Jivey , pluckable replacement |
CANBERRA : The Liberal Party Funk Bunker and KFC franchise is plotting to parachute a dancing scrub turkey into the Queensland federal seat of Herbert to replace lame duck LNP incumbent,"I'm a fat man " Ewen Jones . The turkey has a long association with Townsville, is a graduate of James Cook University and has been thrown out of several Full Moon parties on Magnetic Island for dancing the wild Watusi on tables , spilling drinks and treading in the finger food, causing sensitive Irish backpackers to chunder and complain.

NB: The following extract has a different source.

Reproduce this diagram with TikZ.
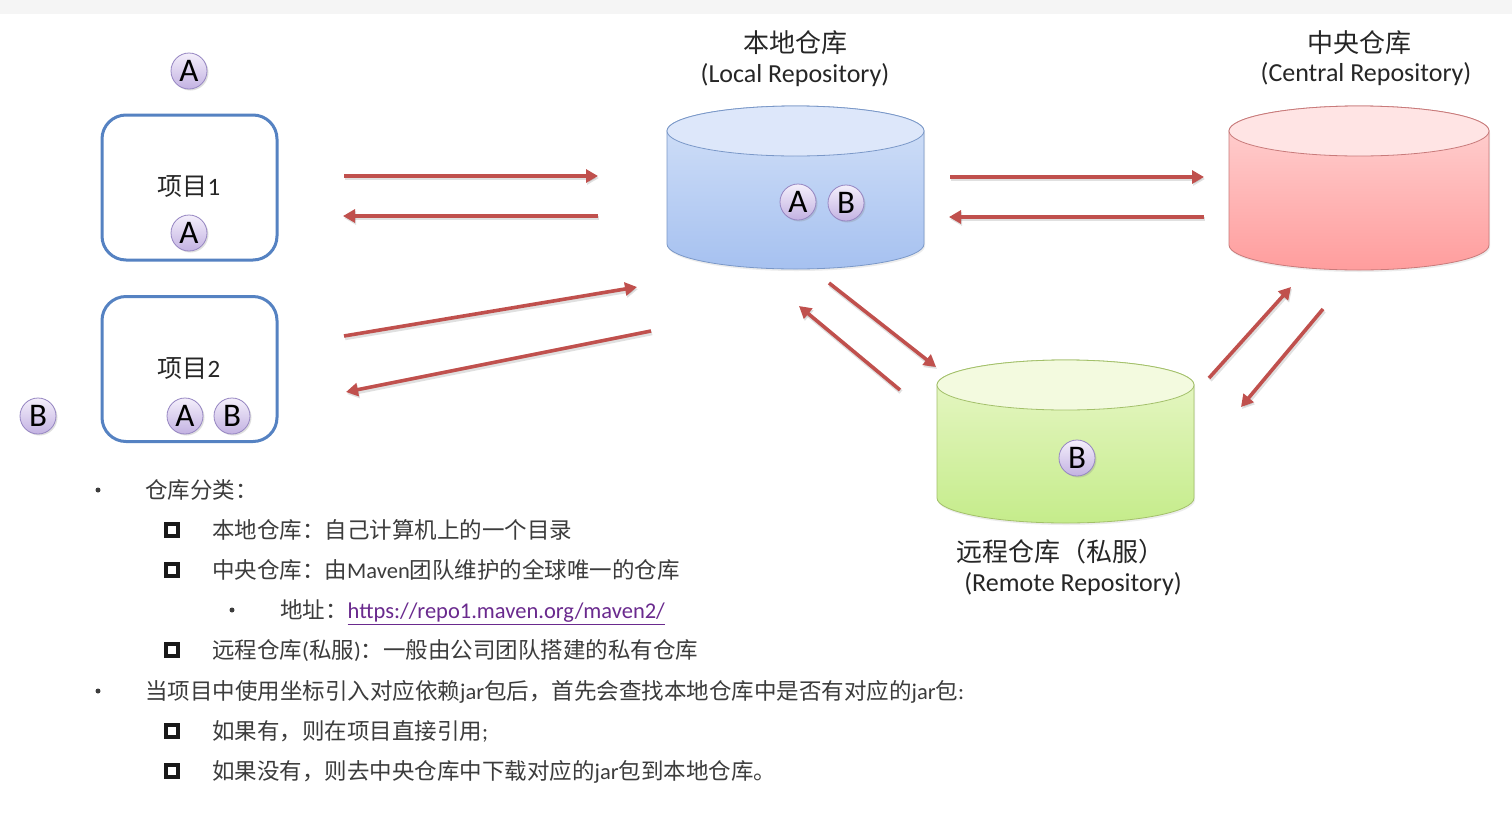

A Funk Bunker spin doctor this morning said the party recognises that drastic action has to be taken to keep the seat in conservative hands and that is why the fast footed , defrosted Number 10 turkey has received the nod .
There are reports that Ewen is shellshocked by the number of high calibre ALP members intending to line up for preselection in his electorate...Cathy O'Toole , Patricia Schluter , Mark Enders . On top of that , Field Marshal Senator Jacqui Lambie has expressed the desire to pot Ewen with a Gatling gun and turn him into a two-headed Tasmanian teddy bear for failing to come out against the Abbott Government's cutting of ADF pay and conditions .
The embattled pollie is shown at the top doing his imitation of a knock-kneed Patagonian Trotting Duck with a wonky wing and , below, the Dance of the Burdekin Sugar Plum Fairies.These astounding photographs appeared in the Sydney Morning Herald , taken in Canberra the morning of the spill against PM Abbott which saw vice-regal Tony goosed.